[Start]

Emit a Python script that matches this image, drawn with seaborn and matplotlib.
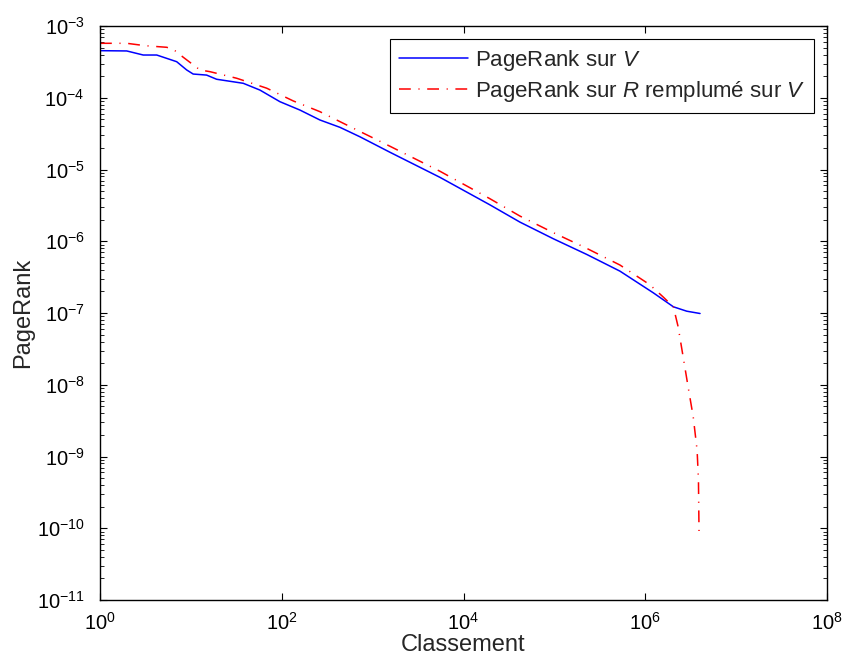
import numpy as np
import pandas as pd
import matplotlib
matplotlib.use("Agg")
import matplotlib.pyplot as plt
import seaborn as sns
from matplotlib.ticker import FixedLocator, NullLocator, NullFormatter, LogFormatterSciNotation

# ---- data ----
rank_v = [1, 1.97, 2.99, 4.21, 6.98, 8.99, 10.6, 14.9, 19.2, 37.7, 57.5, 95.5,
          158, 263, 437, 724, 1550, 5500, 19500, 41900, 97300, 227000,
          527000, 1.227e6, 2.04e6, 2.86e6, 4.01e6]
pagerank_v = [4.53e-4, 4.49e-4, 3.94e-4, 3.94e-4, 3.18e-4, 2.44e-4, 2.14e-4,
              2.07e-4, 1.81e-4, 1.59e-4, 1.28e-4, 8.81e-5, 6.75e-5, 4.90e-5,
              3.87e-5, 2.86e-5, 1.74e-5, 7.78e-6, 3.22e-6, 1.845e-6, 1.084e-6,
              6.55e-7, 3.83e-7, 1.91e-7, 1.22e-7, 1.06e-7, 9.84e-8]

rank_r = [1, 1.97, 3.16, 5.42, 6.40, 8.26, 12.6, 16.2, 31.9, 68.2, 134, 263,
          475, 1550, 5500, 19500, 41900, 97300, 227000, 527000, 1.122e6,
          1.585e6, 2.04e6, 2.30e6, 2.61e6, 2.96e6, 3.37e6, 3.72e6, 3.85e6,
          3.91e6]
pagerank_r = [5.74e-4, 5.74e-4, 5.31e-4, 5.05e-4, 4.73e-4, 3.66e-4, 2.44e-4,
              2.31e-4, 1.87e-4, 1.36e-4, 9.02e-5, 6.40e-5, 4.41e-5, 2.11e-5,
              9.46e-6, 3.92e-6, 2.24e-6, 1.318e-6, 7.96e-7, 4.66e-7, 2.48e-7,
              1.66e-7, 1.22e-7, 6.44e-8, 2.46e-8, 9.4e-9, 3.59e-9, 1.23e-9,
              4.71e-10, 8.05e-11]

x_ticks = [1e0, 1e2, 1e4, 1e6, 1e8]
y_ticks = [1e-11, 1e-10, 1e-9, 1e-8, 1e-7, 1e-6, 1e-5, 1e-4, 1e-3]

labels = [r"PageRank sur $\mathit{V}$",
          r"PageRank sur $\mathit{R}$ remplumé sur $\mathit{V}$"]

# ---- style ----
sns.set_theme(style="white")
plt.rcParams["font.family"] = ["Liberation Sans", "DejaVu Sans"]
plt.rcParams["mathtext.fontset"] = "custom"
plt.rcParams["mathtext.rm"] = "Liberation Sans"
plt.rcParams["mathtext.it"] = "Liberation Sans:italic"
plt.rcParams["mathtext.bf"] = "Liberation Sans:bold"
plt.rcParams["lines.scale_dashes"] = False

fig = plt.figure(figsize=(8.46, 6.63), dpi=100)
ax = fig.add_axes([100 / 846, 63 / 663, 727 / 846, 574 / 663])

df_v = pd.DataFrame({"rank": rank_v, "pr": pagerank_v})
df_r = pd.DataFrame({"rank": rank_r, "pr": pagerank_r})

sns.lineplot(data=df_v, x="rank", y="pr", ax=ax, color="#0000ff", lw=1.1,
             estimator=None, sort=False, label=labels[0])
sns.lineplot(data=df_r, x="rank", y="pr", ax=ax, color="#ff0000", lw=1.1,
             estimator=None, sort=False, label=labels[1])
ax.lines[1].set_dashes([8.5, 5.5, 0.8, 5.5])

ax.set_xscale("log")
ax.set_yscale("log")
ax.set_xlim(1, 1e8)
ax.set_ylim(1e-11, 1e-3)

ax.xaxis.set_major_locator(FixedLocator(x_ticks))
ax.xaxis.set_major_formatter(LogFormatterSciNotation())
ax.xaxis.set_minor_locator(NullLocator())
ax.yaxis.set_major_locator(FixedLocator(y_ticks))
ax.yaxis.set_major_formatter(LogFormatterSciNotation())
minor_y = [m * t for t in y_ticks[:-1] for m in range(2, 10)]
ax.yaxis.set_minor_locator(FixedLocator(minor_y))
ax.yaxis.set_minor_formatter(NullFormatter())

ax.tick_params(which="both", direction="in", top=True, right=True,
               bottom=True, left=True, colors="black", labelsize=14.5)
ax.tick_params(which="major", length=5, width=0.8)
ax.tick_params(which="minor", length=3, width=0.6)
ax.tick_params(axis="x", which="major", pad=8.5)
ax.tick_params(axis="y", which="major", pad=11)

for sp in ax.spines.values():
    sp.set_visible(True)
    sp.set_color("black")
    sp.set_linewidth(1.0)

ax.set_xlabel("Classement", fontsize=17, labelpad=0)
ax.set_ylabel("PageRank", fontsize=17, labelpad=2)
ax.grid(False)

leg = ax.legend(loc="upper right", fontsize=16, frameon=True, fancybox=False,
                edgecolor="black", framealpha=1.0, handlelength=3.1,
                handletextpad=0.3, borderpad=0.4, labelspacing=0.27,
                borderaxespad=0.6)
leg.get_frame().set_linewidth(0.8)

fig.savefig("out.png", dpi=100)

[End]

● **Written problem**:
Look at the listing and set down only the lines from its start through the line with "from matplotlib.ticker import", word for word and without pictures.

● **Full output**:
Emit a Python script that matches this image, drawn with seaborn and matplotlib.
import numpy as np
import pandas as pd
import matplotlib
matplotlib.use("Agg")
import matplotlib.pyplot as plt
import seaborn as sns
from matplotlib.ticker import FixedLocator, NullLocator, NullFormatter, LogFormatterSciNotation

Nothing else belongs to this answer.